The function pandas.to_numeric converts valid numbers and changes bad values into NaN. Then we clean those NaN rows.

Dataset 3

Outliers

df3 = pd.DataFrame({
    "hours": [1, 2, 3, 4, 5, 100],
    "score": [50, 55, 60, 65, 70, 10]
})

df3 = df3[(df3["hours"] < 10) & (df3["score"] > 40)]

x = df3["hours"]
y = df3["score"]

model = Polynomial.fit(x, y, deg=1)
print(model.convert().coef)

Outliers are extreme values. Sometimes they are mistakes. Sometimes they are important signals. Expert cleaning means checking before removing.

Dataset 4

Mixed Problems

df4 = pd.DataFrame({
    "hours": [1, 2, 2, "three", None, 5],
    "score": [50, 55, 55, 60, "N/A", 70]
})

df4["hours"] = pd.to_numeric(df4["hours"], errors="coerce")
df4["score"] = pd.to_numeric(df4["score"], errors="coerce")

df4 = df4.drop_duplicates()
df4 = df4.fillna(df4.mean(numeric_only=True))

x = df4["hours"]
y = df4["score"]

model = Polynomial.fit(x, y, deg=1)
print(model.convert().coef)

This dataset contains duplicates, missing values, and text inside number columns. We use a complete cleaning sequence.

Dataset 5

Reusable Expert Cleaning Function

def clean_dataset(df):
    df = df.copy()

    # Remove duplicate rows
    df = df.drop_duplicates()

    # Convert everything possible to numbers
    for col in df.columns:
        df[col] = pd.to_numeric(df[col], errors="coerce")

    # Fill missing values with column mean
    df = df.fillna(df.mean(numeric_only=True))

    return df


df5 = pd.DataFrame({
    "hours": [1, 2, 3, 4, 5, 6, "bad", None, 6],
    "score": [52, 54, 63, 64, 68, 72, "??", None, 72]
})

df5 = clean_dataset(df5)

x = df5["hours"]
y = df5["score"]

model = Polynomial.fit(x, y, deg=1)
print(model.convert().coef)

At expert level, we do not repeat cleaning code again and again. We create a reusable cleaning function.

Embedded Editor

Practice in the Live Python Editor

Use the editor below to paste the examples, modify the datasets, add your own bad data, and test the cleaning pipeline.

Complete Practice Code

One Full Program

import pandas as pd
import numpy as np
from numpy.polynomial import Polynomial

def clean_dataset(df):
    df = df.copy()
    df = df.drop_duplicates()

    for col in df.columns:
        df[col] = pd.to_numeric(df[col], errors="coerce")

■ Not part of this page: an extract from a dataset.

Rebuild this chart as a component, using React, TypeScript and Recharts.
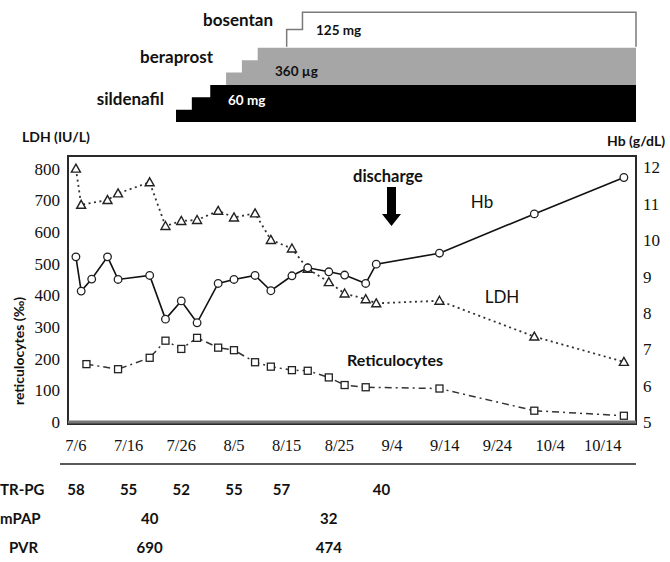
import { ComposedChart, Area, Line, XAxis, YAxis, ReferenceArea, ReferenceLine } from 'recharts';

// x values are days after 7/6
const tickDays = [0, 10, 20, 30, 40, 50, 60, 70, 80, 90, 100];
const tickLabels = ['7/6', '7/16', '7/26', '8/5', '8/15', '8/25', '9/4', '9/14', '9/24', '10/4', '10/14'];
const ldhTicks = [0, 100, 200, 300, 400, 500, 600, 700, 800];
const hbTicks = [5, 6, 7, 8, 9, 10, 11, 12];

const ldhDays = [0, 1, 6, 8, 14, 17, 20, 23, 27, 30, 34, 37, 41, 44, 48, 51, 55, 57, 69, 87, 104];
const ldhValues = [800, 686, 701, 722, 757, 619, 635, 638, 667, 646, 659, 575, 548, 484, 442, 406, 388, 375, 383, 270, 190];

const hbDays = [0, 1, 3, 6, 8, 14, 17, 20, 23, 27, 30, 34, 37, 41, 44, 48, 51, 55, 57, 69, 87, 104];
const hbValues = [9.54, 8.6, 8.93, 9.54, 8.92, 9.03, 7.83, 8.33, 7.73, 8.81, 8.92, 9.03, 8.61, 9.02, 9.24, 9.13, 9.04, 8.81, 9.34, 9.64, 10.72, 11.72];

const retDays = [2, 8, 14, 17, 20, 23, 27, 30, 34, 37, 41, 44, 48, 51, 55, 69, 87, 104];
const retValues = [183, 167, 203, 257, 231, 266, 235, 227, 189, 175, 164, 162, 141, 117, 110, 106, 36, 20];

// drug titration steps
const sildenafilDays = [19, 22, 25.5];
const sildenafilDoses = [20, 40, 60];
const beraprostDays = [28.5, 31.5, 34.5];
const beraprostDoses = [120, 240, 360];
const bosentanDays = [40, 43];
const bosentanDoses = [62.5, 125];

// table under the chart
const trpgDays = [0, 10, 20, 30, 39, 58];
const trpgValues = [58, 55, 52, 55, 57, 40];
const mpapDays = [14, 48];
const mpapValues = [40, 32];
const pvrDays = [14, 48];
const pvrValues = [690, 474];

const X_MIN = -1.5;
const X_MAX = 106.3;
const PLOT_L = 68;
const PLOT_R = 636;
const dayToX = (d: number) => PLOT_L + ((d - X_MIN) / (X_MAX - X_MIN)) * (PLOT_R - PLOT_L);

const pick = (days: number[], vals: number[], d: number) => {
  const i = days.indexOf(d);
  return i < 0 ? null : vals[i];
};
const stepAt = (days: number[], doses: number[], d: number) => {
  let v: number | null = null;
  days.forEach((s, i) => {
    if (d >= s) v = doses[i];
  });
  return v;
};

const allDays = Array.from(new Set([...ldhDays, ...hbDays, ...retDays])).sort((a, b) => a - b);
const mainData = allDays.map((d) => ({
  d,
  ldh: pick(ldhDays, ldhValues, d),
  hb: pick(hbDays, hbValues, d),
  ret: pick(retDays, retValues, d),
}));

const stepDays = Array.from(new Set([...sildenafilDays, ...beraprostDays, ...bosentanDays, X_MAX])).sort((a, b) => a - b);
const drugData: any[] = [];
stepDays.forEach((d) => {
  const row = {
    d,
    sil: stepAt(sildenafilDays, sildenafilDoses, d),
    ber: stepAt(beraprostDays, beraprostDoses, d),
    bos: stepAt(bosentanDays, bosentanDoses, d),
  };
  // close the outline of the bosentan box on both sides
  if (d === bosentanDays[0]) drugData.push({ ...row, bos: 0 });
  drugData.push(row);
  if (d === X_MAX) drugData.push({ ...row, bos: 0 });
});

const INK = '#222';
const SANS = 'Lato, "Open Sans", sans-serif';
const SERIF = '"Liberation Serif", "DejaVu Serif", serif';

const Triangle = (props: any) => {
  const { cx, cy, index } = props;
  if (cy == null || Number.isNaN(cy)) return <g key={`t-${index}`} />;
  return (
    <path
      key={`t-${index}`}
      d={`M${cx},${cy - 4.5}L${cx + 4.5},${cy + 3.5}L${cx - 4.5},${cy + 3.5}Z`}
      fill="#fff"
      stroke={INK}
      strokeWidth={1.4}
    />
  );
};

const Circle = (props: any) => {
  const { cx, cy, index } = props;
  if (cy == null || Number.isNaN(cy)) return <g key={`c-${index}`} />;
  return <circle key={`c-${index}`} cx={cx} cy={cy} r={3.8} fill="#fff" stroke={INK} strokeWidth={1.3} />;
};

const Square = (props: any) => {
  const { cx, cy, index } = props;
  if (cy == null || Number.isNaN(cy)) return <g key={`s-${index}`} />;
  return <rect key={`s-${index}`} x={cx - 3.5} y={cy - 3.5} width={7} height={7} fill="#fff" stroke={INK} strokeWidth={1.3} />;
};

const boldText = { fontFamily: SANS, fontWeight: 700, fill: '#111' } as const;

const ROW1 = 495;
const ROW2 = 524;
const ROW3 = 553;

export default function App() {
  return (
    <div style={{ position: 'absolute', left: 0, top: 0, width: 670, height: 562, background: '#fff' }}>
      <div style={{ position: 'absolute', left: 0, top: 0 }}>
        <ComposedChart width={670} height={122} data={drugData} margin={{ top: 12, right: 34, bottom: 0, left: 68 }}>
          <XAxis type="number" dataKey="d" domain={[X_MIN, X_MAX]} hide />
          <YAxis yAxisId="sil" domain={[0, 178.4]} hide />
          <YAxis yAxisId="ber" domain={[-357, 705]} hide />
          <YAxis yAxisId="bos" domain={[-273.6, 126.1]} hide />
          <Area yAxisId="sil" type="stepAfter" dataKey="sil" fill="#000" fillOpacity={1} stroke="none" dot={false} activeDot={false} isAnimationActive={false} />
          <Area yAxisId="ber" type="stepAfter" dataKey="ber" fill="#a6a6a6" fillOpacity={1} stroke="none" dot={false} activeDot={false} isAnimationActive={false} />
          <Area yAxisId="bos" type="stepAfter" dataKey="bos" fill="#fff" fillOpacity={1} stroke="#7a7a7a" strokeWidth={1.5} dot={false} activeDot={false} isAnimationActive={false} />
        </ComposedChart>
      </div>
      <div style={{ position: 'absolute', left: 0, top: 0 }}>
        <ComposedChart width={670} height={470} data={mainData} margin={{ top: 156, right: 0, bottom: 0, left: 0 }}>
          <XAxis
            type="number"
            dataKey="d"
            domain={[X_MIN, X_MAX]}
            ticks={tickDays}
            tickFormatter={(v: number) => tickLabels[tickDays.indexOf(v)] ?? ''}
            axisLine={false}
            tickLine={false}
            tickSize={0}
            tickMargin={15}
            height={46}
            interval={0}
            tick={{ fontFamily: SERIF, fontSize: 16.5, fill: '#111' }}
          />
          <YAxis
            yAxisId="l"
            domain={[-6, 840]}
            ticks={ldhTicks}
            width={68}
            axisLine={false}
            tickLine={false}
            tickSize={0}
            tickMargin={8}
            interval={0}
            tick={{ fontFamily: SERIF, fontSize: 17, fill: '#111' }}
          />
          <YAxis
            yAxisId="r"
            orientation="right"
            domain={[4.95, 12.31]}
            ticks={hbTicks}
            width={34}
            axisLine={false}
            tickLine={false}
            tickSize={0}
            tickMargin={7}
            interval={0}
            tick={{ fontFamily: SERIF, fontSize: 17, fill: '#111' }}
          />
          <ReferenceLine yAxisId="l" y={0} stroke="#777" strokeWidth={3} ifOverflow="visible" />
          <ReferenceArea
            yAxisId="l"
            x1={X_MIN}
            x2={X_MAX}
            y1={-6}
            y2={840}
            fill="none"
            fillOpacity={0}
            stroke="#2a2a2a"
            strokeWidth={2}
            ifOverflow="visible"
          />
          <Line yAxisId="l" type="linear" dataKey="ldh" stroke="#333" strokeWidth={1.8} strokeDasharray="2 3.5" connectNulls dot={Triangle} activeDot={false} isAnimationActive={false} />
          <Line yAxisId="l" type="linear" dataKey="ret" stroke="#333" strokeWidth={1.5} strokeDasharray="7 4 2 4" connectNulls dot={Square} activeDot={false} isAnimationActive={false} />
          <Line yAxisId="r" type="linear" dataKey="hb" stroke="#111" strokeWidth={1.6} connectNulls dot={Circle} activeDot={false} isAnimationActive={false} />
        </ComposedChart>
      </div>
      <svg width={670} height={562} style={{ position: 'absolute', left: 0, top: 0, pointerEvents: 'none' }}>
        <text x={273} y={25.5} textAnchor="end" fontSize={17} {...boldText}>bosentan</text>
        <text x={213} y={63} textAnchor="end" fontSize={17} {...boldText}>beraprost</text>
        <text x={164} y={105} textAnchor="end" fontSize={17} {...boldText}>sildenafil</text>
        <text x={316} y={35} fontSize={13.5} {...boldText}>125 mg</text>
        <text x={275} y={75.5} fontSize={13.5} {...boldText}>360 µg</text>
        <text x={228} y={105} fontSize={13.5} {...boldText} fill="#fff">60 mg</text>

        <text x={22} y={142} fontSize={14} {...boldText}>LDH (IU/L)</text>
        <text x={607} y={146} fontSize={14} {...boldText}>Hb (g/dL)</text>
        <text x={24} y={351} fontSize={14} textAnchor="middle" transform="rotate(-90 24 351)" {...boldText}>reticulocytes (‰)</text>

        <text x={388} y={182} fontSize={16.5} textAnchor="middle" {...boldText}>discharge</text>
        <path d="M387,187 L396,187 L396,214 L401,214 L391.5,226 L382,214 L387,214 Z" fill="#000" />
        <text x={482} y={208} fontSize={17} textAnchor="middle" fontFamily={SANS} fill="#111">Hb</text>
        <text x={502} y={303} fontSize={17} textAnchor="middle" fontFamily={SANS} fill="#111">LDH</text>
        <text x={395} y={366} fontSize={16} textAnchor="middle" {...boldText}>Reticulocytes</text>

        <line x1={60} x2={636} y1={464} y2={464} stroke={INK} strokeWidth={1.5} />
        <text x={0} y={ROW1} fontSize={15} {...boldText}>TR-PG</text>
        <text x={0} y={ROW2} fontSize={15} {...boldText}>mPAP</text>
        <text x={9} y={ROW3} fontSize={15} {...boldText}>PVR</text>
        {trpgDays.map((d, i) => (
          <text key={`tr-${i}`} x={dayToX(d)} y={ROW1} fontSize={15} textAnchor="middle" {...boldText}>{trpgValues[i]}</text>
        ))}
        {mpapDays.map((d, i) => (
          <text key={`mp-${i}`} x={dayToX(d)} y={ROW2} fontSize={15} textAnchor="middle" {...boldText}>{mpapValues[i]}</text>
        ))}
        {pvrDays.map((d, i) => (
          <text key={`pv-${i}`} x={dayToX(d)} y={ROW3} fontSize={15} textAnchor="middle" {...boldText}>{pvrValues[i]}</text>
        ))}
      </svg>
    </div>
  );
}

    df = df.fillna(df.mean(numeric_only=True))
    return df

datasets = []

datasets.append(pd.DataFrame({
    "hours": [1, 2, 2, 3, None, 5],
    "score": [50, 55, 55, None, 65, 70]
}))

datasets.append(pd.DataFrame({
    "hours": [1, "two", 3, 4, 5],
    "score": [50, 55, "??", 65, 70]
}))

datasets.append(pd.DataFrame({
    "hours": [1, 2, 3, 4, 5, 100],
    "score": [50, 55, 60, 65, 70, 10]
}))

datasets.append(pd.DataFrame({
    "hours": [1, 2, 2, "three", None, 5],
    "score": [50, 55, 55, 60, "N/A", 70]
}))

datasets.append(pd.DataFrame({
    "hours": [1, 2, 3, 4, 5, 6, "bad", None, 6],
    "score": [52, 54, 63, 64, 68, 72, "??", None, 72]
}))

for i, df in enumerate(datasets, start=1):
    print("\\nDATASET", i)
    print("Raw data:")
    print(df)

    clean_df = clean_dataset(df)

    # Simple outlier protection
    clean_df = clean_df[
        (clean_df["hours"] < clean_df["hours"].quantile(0.95)) |
        (clean_df["hours"] == clean_df["hours"].median())
    ]

    print("Clean data:")
    print(clean_df)

    x = clean_df["hours"]
    y = clean_df["score"]

    model = Polynomial.fit(x, y, deg=1)
    converted = model.convert()

    print("Regression coefficients:")
    print(converted.coef)

    print("Prediction for 7 hours:")
    print(converted(7))

MCQ Engine

Quiz: Test Your Understanding

Expert Summary

Final Expert Rules

Clean data carefully. Do not delete blindly. Convert data types. Handle missing values. Remove duplicates. Investigate outliers. Then apply regression and evaluate the result.